### What you have to do
Retype all material exactly. Pictures stay out of the copy.
>> BEGIN Dataset section
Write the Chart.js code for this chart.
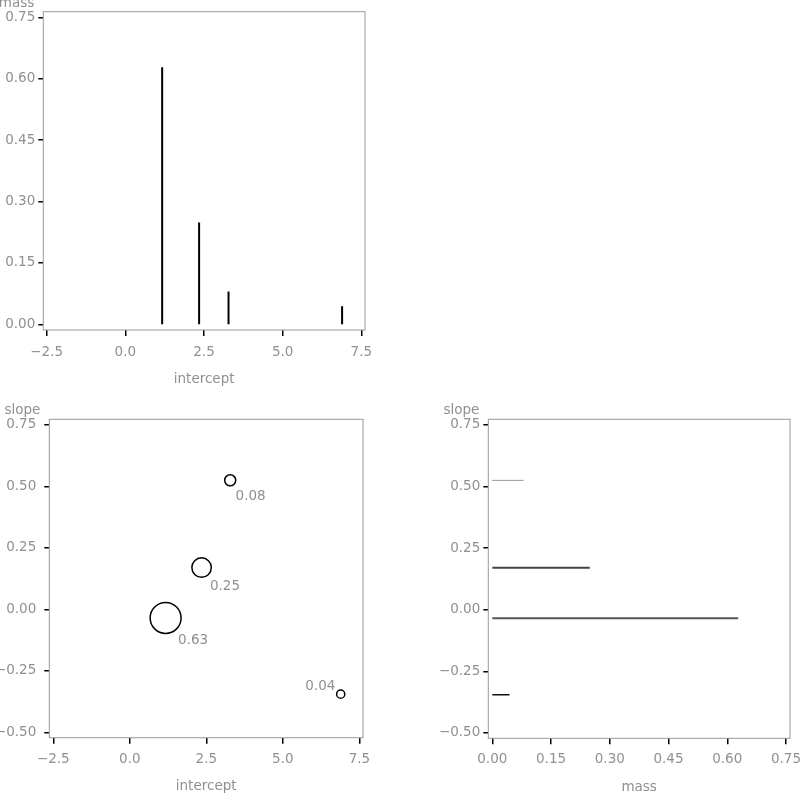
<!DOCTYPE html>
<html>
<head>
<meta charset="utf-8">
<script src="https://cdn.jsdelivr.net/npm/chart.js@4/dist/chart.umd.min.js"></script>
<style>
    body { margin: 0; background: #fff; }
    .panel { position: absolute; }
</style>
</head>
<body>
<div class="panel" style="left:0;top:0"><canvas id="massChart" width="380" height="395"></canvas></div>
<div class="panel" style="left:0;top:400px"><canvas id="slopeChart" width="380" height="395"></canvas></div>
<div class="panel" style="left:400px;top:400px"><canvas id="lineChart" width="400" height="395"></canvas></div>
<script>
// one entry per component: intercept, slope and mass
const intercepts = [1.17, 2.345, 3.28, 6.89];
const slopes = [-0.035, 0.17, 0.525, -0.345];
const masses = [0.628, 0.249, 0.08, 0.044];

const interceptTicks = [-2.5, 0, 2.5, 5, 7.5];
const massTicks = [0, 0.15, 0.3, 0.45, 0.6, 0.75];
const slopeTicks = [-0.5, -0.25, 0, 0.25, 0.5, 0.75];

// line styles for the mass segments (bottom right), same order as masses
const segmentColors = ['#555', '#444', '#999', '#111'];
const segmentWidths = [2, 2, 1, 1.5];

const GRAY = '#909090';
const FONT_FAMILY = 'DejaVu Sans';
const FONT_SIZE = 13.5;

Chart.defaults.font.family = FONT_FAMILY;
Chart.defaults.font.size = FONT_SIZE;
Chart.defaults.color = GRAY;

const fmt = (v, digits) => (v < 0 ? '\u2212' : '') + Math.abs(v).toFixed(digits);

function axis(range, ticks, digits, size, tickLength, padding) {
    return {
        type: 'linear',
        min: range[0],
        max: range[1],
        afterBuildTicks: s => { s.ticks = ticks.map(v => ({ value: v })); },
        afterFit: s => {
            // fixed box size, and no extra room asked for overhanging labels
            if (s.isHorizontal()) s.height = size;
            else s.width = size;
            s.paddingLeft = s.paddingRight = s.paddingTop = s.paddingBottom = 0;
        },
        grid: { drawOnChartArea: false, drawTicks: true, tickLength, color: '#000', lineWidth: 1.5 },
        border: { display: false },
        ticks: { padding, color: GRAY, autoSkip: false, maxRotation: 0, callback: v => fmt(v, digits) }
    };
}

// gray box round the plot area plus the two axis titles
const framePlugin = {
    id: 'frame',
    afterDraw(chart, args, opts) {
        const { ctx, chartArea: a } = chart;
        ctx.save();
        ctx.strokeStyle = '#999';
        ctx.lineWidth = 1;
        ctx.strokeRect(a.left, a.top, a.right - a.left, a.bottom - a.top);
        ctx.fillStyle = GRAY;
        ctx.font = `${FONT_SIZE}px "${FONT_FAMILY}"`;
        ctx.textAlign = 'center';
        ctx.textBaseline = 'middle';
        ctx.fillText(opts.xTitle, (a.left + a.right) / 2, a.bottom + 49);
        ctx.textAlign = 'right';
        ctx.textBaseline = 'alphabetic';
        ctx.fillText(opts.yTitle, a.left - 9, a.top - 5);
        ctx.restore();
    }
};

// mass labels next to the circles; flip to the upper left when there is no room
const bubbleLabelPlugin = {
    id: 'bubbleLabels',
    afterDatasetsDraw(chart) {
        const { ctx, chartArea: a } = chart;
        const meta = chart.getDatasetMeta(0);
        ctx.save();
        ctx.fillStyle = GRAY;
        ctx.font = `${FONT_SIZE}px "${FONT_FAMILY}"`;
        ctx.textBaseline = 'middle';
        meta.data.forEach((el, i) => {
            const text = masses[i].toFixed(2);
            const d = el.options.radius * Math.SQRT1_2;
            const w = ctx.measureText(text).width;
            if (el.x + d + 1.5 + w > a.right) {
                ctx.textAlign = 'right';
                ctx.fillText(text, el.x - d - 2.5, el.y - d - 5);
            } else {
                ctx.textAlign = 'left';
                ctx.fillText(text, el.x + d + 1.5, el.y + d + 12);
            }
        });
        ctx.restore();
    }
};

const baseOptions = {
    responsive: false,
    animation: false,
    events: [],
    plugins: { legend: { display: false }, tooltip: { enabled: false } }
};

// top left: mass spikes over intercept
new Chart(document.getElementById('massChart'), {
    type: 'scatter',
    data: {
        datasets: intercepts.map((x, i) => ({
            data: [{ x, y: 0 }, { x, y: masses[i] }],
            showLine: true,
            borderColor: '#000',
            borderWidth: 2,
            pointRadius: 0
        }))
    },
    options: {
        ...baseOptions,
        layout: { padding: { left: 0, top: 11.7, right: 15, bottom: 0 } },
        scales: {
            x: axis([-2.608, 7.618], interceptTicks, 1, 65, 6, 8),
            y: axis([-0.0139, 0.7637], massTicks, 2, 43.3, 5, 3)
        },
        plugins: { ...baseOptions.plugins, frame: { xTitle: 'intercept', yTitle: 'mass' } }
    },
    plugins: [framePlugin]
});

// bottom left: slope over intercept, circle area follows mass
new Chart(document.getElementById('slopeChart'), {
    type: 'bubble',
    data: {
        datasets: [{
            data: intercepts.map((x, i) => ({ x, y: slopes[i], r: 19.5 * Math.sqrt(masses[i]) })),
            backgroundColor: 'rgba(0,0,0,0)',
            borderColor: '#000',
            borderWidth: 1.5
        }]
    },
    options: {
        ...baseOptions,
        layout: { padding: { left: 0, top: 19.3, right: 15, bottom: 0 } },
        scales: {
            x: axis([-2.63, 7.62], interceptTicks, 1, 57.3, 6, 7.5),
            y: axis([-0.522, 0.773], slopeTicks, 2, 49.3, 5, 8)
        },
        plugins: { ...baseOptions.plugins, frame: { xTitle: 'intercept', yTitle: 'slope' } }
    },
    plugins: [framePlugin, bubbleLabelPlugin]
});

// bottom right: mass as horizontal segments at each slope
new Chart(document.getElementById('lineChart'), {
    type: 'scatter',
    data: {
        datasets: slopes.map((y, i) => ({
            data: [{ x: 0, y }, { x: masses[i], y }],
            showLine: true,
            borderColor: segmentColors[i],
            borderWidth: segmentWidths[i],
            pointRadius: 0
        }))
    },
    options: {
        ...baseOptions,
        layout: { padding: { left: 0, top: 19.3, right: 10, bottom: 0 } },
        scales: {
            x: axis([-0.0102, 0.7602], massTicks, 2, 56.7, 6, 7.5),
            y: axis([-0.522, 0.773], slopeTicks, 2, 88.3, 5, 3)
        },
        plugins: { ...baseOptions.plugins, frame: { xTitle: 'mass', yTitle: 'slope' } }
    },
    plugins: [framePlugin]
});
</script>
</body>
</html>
>> END Dataset section
### Right answer
Write the Chart.js code for this chart.
<!DOCTYPE html>
<html>
<head>
<meta charset="utf-8">
<script src="https://cdn.jsdelivr.net/npm/chart.js@4/dist/chart.umd.min.js"></script>
<style>
    body { margin: 0; background: #fff; }
    .panel { position: absolute; }
</style>
</head>
<body>
<div class="panel" style="left:0;top:0"><canvas id="massChart" width="380" height="395"></canvas></div>
<div class="panel" style="left:0;top:400px"><canvas id="slopeChart" width="380" height="395"></canvas></div>
<div class="panel" style="left:400px;top:400px"><canvas id="lineChart" width="400" height="395"></canvas></div>
<script>
// one entry per component: intercept, slope and mass
const intercepts = [1.17, 2.345, 3.28, 6.89];
const slopes = [-0.035, 0.17, 0.525, -0.345];
const masses = [0.628, 0.249, 0.08, 0.044];

const interceptTicks = [-2.5, 0, 2.5, 5, 7.5];
const massTicks = [0, 0.15, 0.3, 0.45, 0.6, 0.75];
const slopeTicks = [-0.5, -0.25, 0, 0.25, 0.5, 0.75];

// line styles for the mass segments (bottom right), same order as masses
const segmentColors = ['#555', '#444', '#999', '#111'];
const segmentWidths = [2, 2, 1, 1.5];

const GRAY = '#909090';
const FONT_FAMILY = 'DejaVu Sans';
const FONT_SIZE = 13.5;

Chart.defaults.font.family = FONT_FAMILY;
Chart.defaults.font.size = FONT_SIZE;
Chart.defaults.color = GRAY;

const fmt = (v, digits) => (v < 0 ? '\u2212' : '') + Math.abs(v).toFixed(digits);

function axis(range, ticks, digits, size, tickLength, padding) {
    return {
        type: 'linear',
        min: range[0],
        max: range[1],
        afterBuildTicks: s => { s.ticks = ticks.map(v => ({ value: v })); },
        afterFit: s => {
            // fixed box size, and no extra room asked for overhanging labels
            if (s.isHorizontal()) s.height = size;
            else s.width = size;
            s.paddingLeft = s.paddingRight = s.paddingTop = s.paddingBottom = 0;
        },
        grid: { drawOnChartArea: false, drawTicks: true, tickLength, color: '#000', lineWidth: 1.5 },
        border: { display: false },
        ticks: { padding, color: GRAY, autoSkip: false, maxRotation: 0, callback: v => fmt(v, digits) }
    };
}

// gray box round the plot area plus the two axis titles
const framePlugin = {
    id: 'frame',
    afterDraw(chart, args, opts) {
        const { ctx, chartArea: a } = chart;
        ctx.save();
        ctx.strokeStyle = '#999';
        ctx.lineWidth = 1;
        ctx.strokeRect(a.left, a.top, a.right - a.left, a.bottom - a.top);
        ctx.fillStyle = GRAY;
        ctx.font = `${FONT_SIZE}px "${FONT_FAMILY}"`;
        ctx.textAlign = 'center';
        ctx.textBaseline = 'middle';
        ctx.fillText(opts.xTitle, (a.left + a.right) / 2, a.bottom + 49);
        ctx.textAlign = 'right';
        ctx.textBaseline = 'alphabetic';
        ctx.fillText(opts.yTitle, a.left - 9, a.top - 5);
        ctx.restore();
    }
};

// mass labels next to the circles; flip to the upper left when there is no room
const bubbleLabelPlugin = {
    id: 'bubbleLabels',
    afterDatasetsDraw(chart) {
        const { ctx, chartArea: a } = chart;
        const meta = chart.getDatasetMeta(0);
        ctx.save();
        ctx.fillStyle = GRAY;
        ctx.font = `${FONT_SIZE}px "${FONT_FAMILY}"`;
        ctx.textBaseline = 'middle';
        meta.data.forEach((el, i) => {
            const text = masses[i].toFixed(2);
            const d = el.options.radius * Math.SQRT1_2;
            const w = ctx.measureText(text).width;
            if (el.x + d + 1.5 + w > a.right) {
                ctx.textAlign = 'right';
                ctx.fillText(text, el.x - d - 2.5, el.y - d - 5);
            } else {
                ctx.textAlign = 'left';
                ctx.fillText(text, el.x + d + 1.5, el.y + d + 12);
            }
        });
        ctx.restore();
    }
};

const baseOptions = {
    responsive: false,
    animation: false,
    events: [],
    plugins: { legend: { display: false }, tooltip: { enabled: false } }
};

// top left: mass spikes over intercept
new Chart(document.getElementById('massChart'), {
    type: 'scatter',
    data: {
        datasets: intercepts.map((x, i) => ({
            data: [{ x, y: 0 }, { x, y: masses[i] }],
            showLine: true,
            borderColor: '#000',
            borderWidth: 2,
            pointRadius: 0
        }))
    },
    options: {
        ...baseOptions,
        layout: { padding: { left: 0, top: 11.7, right: 15, bottom: 0 } },
        scales: {
            x: axis([-2.608, 7.618], interceptTicks, 1, 65, 6, 8),
            y: axis([-0.0139, 0.7637], massTicks, 2, 43.3, 5, 3)
        },
        plugins: { ...baseOptions.plugins, frame: { xTitle: 'intercept', yTitle: 'mass' } }
    },
    plugins: [framePlugin]
});

// bottom left: slope over intercept, circle area follows mass
new Chart(document.getElementById('slopeChart'), {
    type: 'bubble',
    data: {
        datasets: [{
            data: intercepts.map((x, i) => ({ x, y: slopes[i], r: 19.5 * Math.sqrt(masses[i]) })),
            backgroundColor: 'rgba(0,0,0,0)',
            borderColor: '#000',
            borderWidth: 1.5
        }]
    },
    options: {
        ...baseOptions,
        layout: { padding: { left: 0, top: 19.3, right: 15, bottom: 0 } },
        scales: {
            x: axis([-2.63, 7.62], interceptTicks, 1, 57.3, 6, 7.5),
            y: axis([-0.522, 0.773], slopeTicks, 2, 49.3, 5, 8)
        },
        plugins: { ...baseOptions.plugins, frame: { xTitle: 'intercept', yTitle: 'slope' } }
    },
    plugins: [framePlugin, bubbleLabelPlugin]
});

// bottom right: mass as horizontal segments at each slope
new Chart(document.getElementById('lineChart'), {
    type: 'scatter',
    data: {
        datasets: slopes.map((y, i) => ({
            data: [{ x: 0, y }, { x: masses[i], y }],
            showLine: true,
            borderColor: segmentColors[i],
            borderWidth: segmentWidths[i],
            pointRadius: 0
        }))
    },
    options: {
        ...baseOptions,
        layout: { padding: { left: 0, top: 19.3, right: 10, bottom: 0 } },
        scales: {
            x: axis([-0.0102, 0.7602], massTicks, 2, 56.7, 6, 7.5),
            y: axis([-0.522, 0.773], slopeTicks, 2, 88.3, 5, 3)
        },
        plugins: { ...baseOptions.plugins, frame: { xTitle: 'mass', yTitle: 'slope' } }
    },
    plugins: [framePlugin]
});
</script>
</body>
</html>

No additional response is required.